Quando “Aqui de Dentro” (Estação Liberdade), último romance de Sam Shepard, foi lançado, logo entrou na minha lista de compras. O escritor, dramaturgo e ator, morto em 2017, foi daquelas figuras que instigavam a leitura com sua visão própria da vida na estrada, dos afetos e como tudo isso se entrelaça.
Cheguei a pegar o livro e entrar na fila do caixa, mas desisti na última hora, sabe-se lá por qual motivo. Tempos depois, fui ler, com certa atraso, “Crônicas de Motel” (L&PM), seu principal livro, um pequeno volume que traduz todo o ideário de Shepard. Até então, só tinha lido uma coletânea de contos, “Cruzando o Paraíso” (Mandarim), devidamente fora de catálogo no Brasil.
Voltei a pensar em “Aqui de Dentro” quando li “O Ano do Macaco”, mais um pedaço das memórias de Patti Smith.
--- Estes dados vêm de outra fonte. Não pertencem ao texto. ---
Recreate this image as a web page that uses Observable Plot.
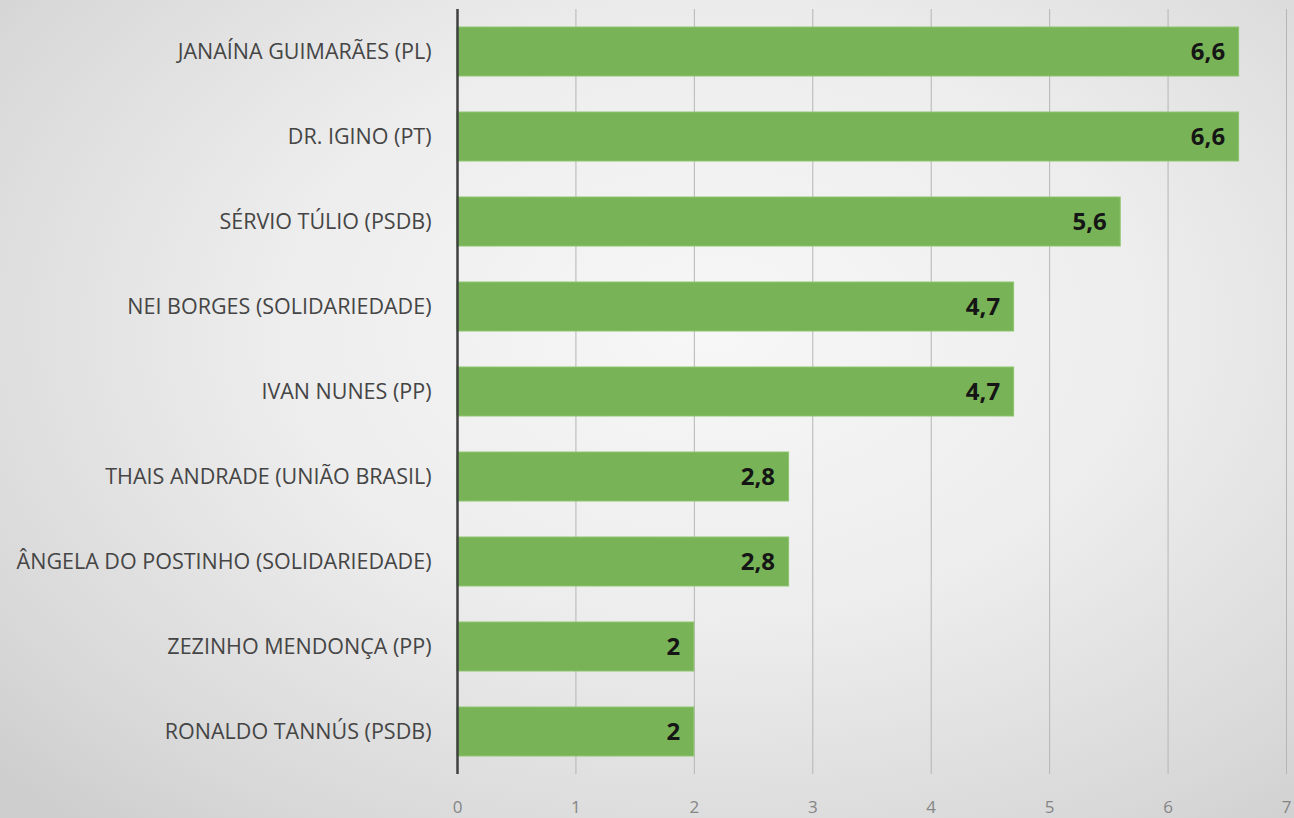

Parte da estrutura do livro relembra como ela ajudou Shepard a finalizar seu último romance, já doente e preso ao rancho. Patti Smith também escreveu o prefácio do livro.
Na sua despedida, Shepard faz do romance um resumo de tudo o que foi de mais importante em sua vida. As lembranças se infiltram nas histórias de seus personagens, que não são lineares e nem se ocupam de refletir uma trama — apesar de ter uma, a da garota namorada do pai com quem o narrador se envolve.
Shepard busca o seu pai também, em delírios que podem ser sonhos ou divagações, enquanto os Estados Unidos vão se descortinando pelas páginas.
“Aqui de Dentro” é um romance de degustação, daqueles que precisam de absorção e reflexão. Se em “Crônicas de Motel” havia a urgência de quem ainda estava nos seus 30 anos, o último romance entrega o que o homem de 74 anos viveu, mas com a delicadeza de que cada pedaço tem sua história própria.
É um livro para guardar e revisitar.